CFL alive and well

ROBERT TYCHKOWSKI -- Edmonton Sun

, Last Updated: 9:48 AM ET

There used to be a time, not that long ago, when selling the CFL was like selling paint-by-number Elvis portraits outside an art gallery.

Potential new customers would just roll their eyes, shake their heads in disbelief or, worst of all, extend their heartfelt pity.

Those times are gone. Nobody knows that better than the guy whose job it is to sell the game in Edmonton.

"The last few years have been very good for the CFL," said Eskimos marketing director Dave Jamieson. "Fans want to know that their league and their teams are in good shape. Instead of all the other stuff, the CFL is about the football now."

While the once-proud National Hockey League suffers the slings and arrows of outrageous fortune, its once-poor cousin is alive and well. The CFL was enjoying a renaissance long before a year-long work stoppage alienated millions of hockey fans - but now the hot ticket is even hotter.

A down-to-earth league with down-to-earth players might be just what sports fans in Canada, oh so tired of hearing players balk at an "insulting" $42.5-million US salary cap, need. At the very least, there are certainly some NHL season-ticket holders with a few extra bucks to spend.

"We're hoping that people who may have been casual fans in the past will look at becoming season- ticket holders," said Jamieson. "I think we're going to see an upswing. We've already seen it on the corporate sponsorship side, we've seen great growth there. We've been trending up in a lot of areas."

And it's not just the Eskimos. The Argos won a championship, the Stampeders, with Tom Higgins determined to turn the franchise around, are off to a good start with QB Henry Burris and slotback Jermain Copeland. Canada's other major market, Vancouver, made it to the championship game and has stability and leadership under Wally Buono. And Hamilton's rookie coach just won the Annis Stukis trophy.

"This league is pointed in the right direction," said Jamieson. "There have been changes, new faces and there's a real sense of interest in the whole league."

When you're on a roll, everything seems to fall right into place - like a new CFL schedule, released yesterday, that has the Esks playing nothing but Friday and Saturday night at home. They couldn't have drawn it up any better themselves.

"Our fans have told us loudly and clearly that they like Friday night football, so this schedule is as good as we've seen in recent years," said Jamieson. "We're really happy with it."

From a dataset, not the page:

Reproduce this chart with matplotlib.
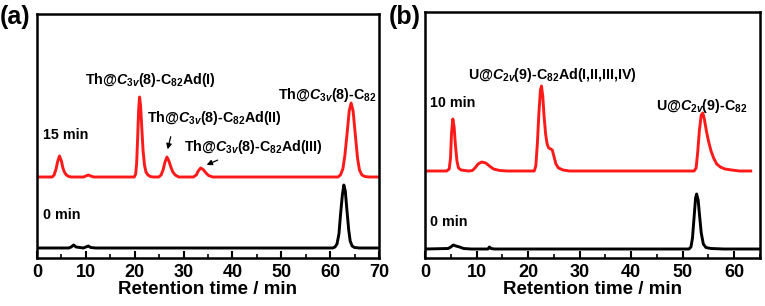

The Esks open the season June 24 against Ottawa and, in the most-anticipated regular-season game of the schedule, will host Higgins and the revitalized Stampeders in the Labour Day rematch Sept. 9.

The Saskatchewan Roughriders, always a big draw, make their only visit Saturday, Oct. 15. The Grey Cup champion Argos and Montreal Alouettes visit Aug. 20 and 26.

"Last year our schedule was all over the place - we have five different days and five different start times," said Jamieson. "This gives us a level of consistency, and in all the fan surveys we've done, Friday nights keep coming back as a key date for us."

And it'll be a new-look Eskimo team on several fronts - from Danny Maciocia on the sidelines to redesigned uniforms on the field. League sponsor Reebok is giving all the CFL jerseys a makeover.

"All the uniforms will be revamped, so the whole league is going to look different, fresh," said Jamieson, adding the changes will be subtle.

Don't worry about an XFL-looking makeover.

"It's fair to say we probably fall into that group with the Yankees and Montreal Canadiens," said Jamieson.

"You can fresh it up a little, but people expect a certain look from the Edmonton Eskimos."